What you are asked to do> For the material that follows, list every line containing the word "matplotlib".

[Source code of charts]
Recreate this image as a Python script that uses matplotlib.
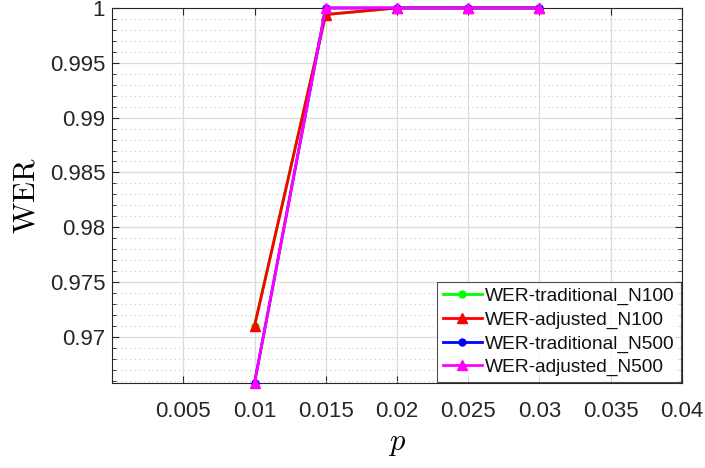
import matplotlib
matplotlib.use("Agg")
import matplotlib.pyplot as plt
from matplotlib.ticker import MultipleLocator, FixedLocator

plt.rcParams['font.family'] = ['Liberation Sans', 'DejaVu Sans']
plt.rcParams['mathtext.fontset'] = 'cm'

p_n100 = [0.01, 0.015, 0.02, 0.025, 0.03]
wer_trad_n100 = [0.971, 0.9994, 1.0, 1.0, 1.0]
wer_adj_n100 = [0.971, 0.9994, 1.0, 1.0, 1.0]
p_n500 = [0.01, 0.015, 0.02, 0.025, 0.03]
wer_trad_n500 = [0.9658, 1.0, 1.0, 1.0, 1.0]
wer_adj_n500 = [0.9658, 1.0, 1.0, 1.0, 1.0]

xticks = [0.005, 0.01, 0.015, 0.02, 0.025, 0.03, 0.035, 0.04]
xticklabels = ['0.005', '0.01', '0.015', '0.02', '0.025', '0.03', '0.035', '0.04']
yticks = [0.97, 0.975, 0.98, 0.985, 0.99, 0.995, 1.0]
yticklabels = ['0.97', '0.975', '0.98', '0.985', '0.99', '0.995', '1']

fig = plt.figure(figsize=(7.05, 4.68), dpi=100)
ax = fig.add_axes([0.159, 0.1816, 0.808, 0.8014])

lw = 2.0
ax.plot(p_n100, wer_trad_n100, color='#00ff00', marker='o', markersize=5, lw=lw,
        label='WER-traditional_N100', clip_on=False, zorder=3)
ax.plot(p_n100, wer_adj_n100, color='#ff0000', marker='^', markersize=7, lw=lw,
        label='WER-adjusted_N100', clip_on=False, zorder=3)
ax.plot(p_n500, wer_trad_n500, color='#0000ff', marker='o', markersize=5, lw=lw,
        label='WER-traditional_N500', clip_on=False, zorder=3)
ax.plot(p_n500, wer_adj_n500, color='#ff00ff', marker='^', markersize=7, lw=lw,
        label='WER-adjusted_N500', clip_on=False, zorder=3)

ax.set_xlim(0, 0.04)
ax.set_ylim(0.9658, 1.0)
ax.xaxis.set_major_locator(FixedLocator(xticks))
ax.set_xticklabels(xticklabels)
ax.yaxis.set_major_locator(FixedLocator(yticks))
ax.set_yticklabels(yticklabels)
ax.yaxis.set_minor_locator(MultipleLocator(0.001))

axcol = '#262626'
for s in ax.spines.values():
    s.set_color(axcol)
    s.set_linewidth(0.8)
ax.tick_params(which='both', direction='in', top=True, right=True, colors=axcol,
               labelsize=16, labelcolor=axcol)
ax.tick_params(which='major', length=5)
ax.tick_params(which='minor', length=3)
ax.tick_params(axis='x', pad=13)
ax.tick_params(axis='y', pad=5)

ax.grid(True, which='major', color='#dcdcdc', lw=0.9, ls='-')
ax.grid(True, which='minor', axis='y', color='#c8c8c8', lw=0.8, ls=(0, (1, 3)))
ax.set_axisbelow(True)

ax.set_xlabel(r'$p$', fontsize=22, labelpad=4)
ax.set_ylabel(r'$\mathrm{WER}$', fontsize=22, labelpad=6)

leg = ax.legend(loc='lower right', fontsize=13.8, frameon=True, fancybox=False,
                borderaxespad=0.05, handlelength=2.0, handletextpad=0.2,
                labelspacing=0.32, borderpad=0.3)
leg.get_frame().set_edgecolor(axcol)
leg.get_frame().set_linewidth(0.8)
for t in leg.get_texts():
    t.set_color('#111111')

fig.savefig('out.png', dpi=100)
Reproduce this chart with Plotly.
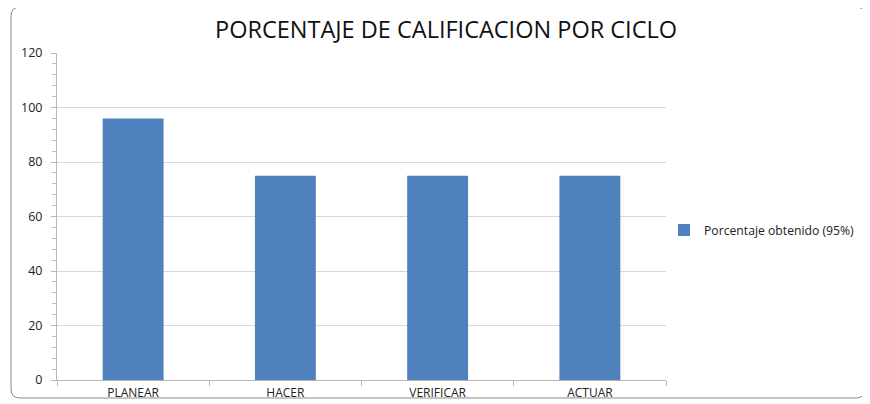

Expected output>
Recreate this image as a Python script that uses matplotlib.
import matplotlib
matplotlib.use("Agg")
import matplotlib.pyplot as plt
from matplotlib.ticker import MultipleLocator, FixedLocator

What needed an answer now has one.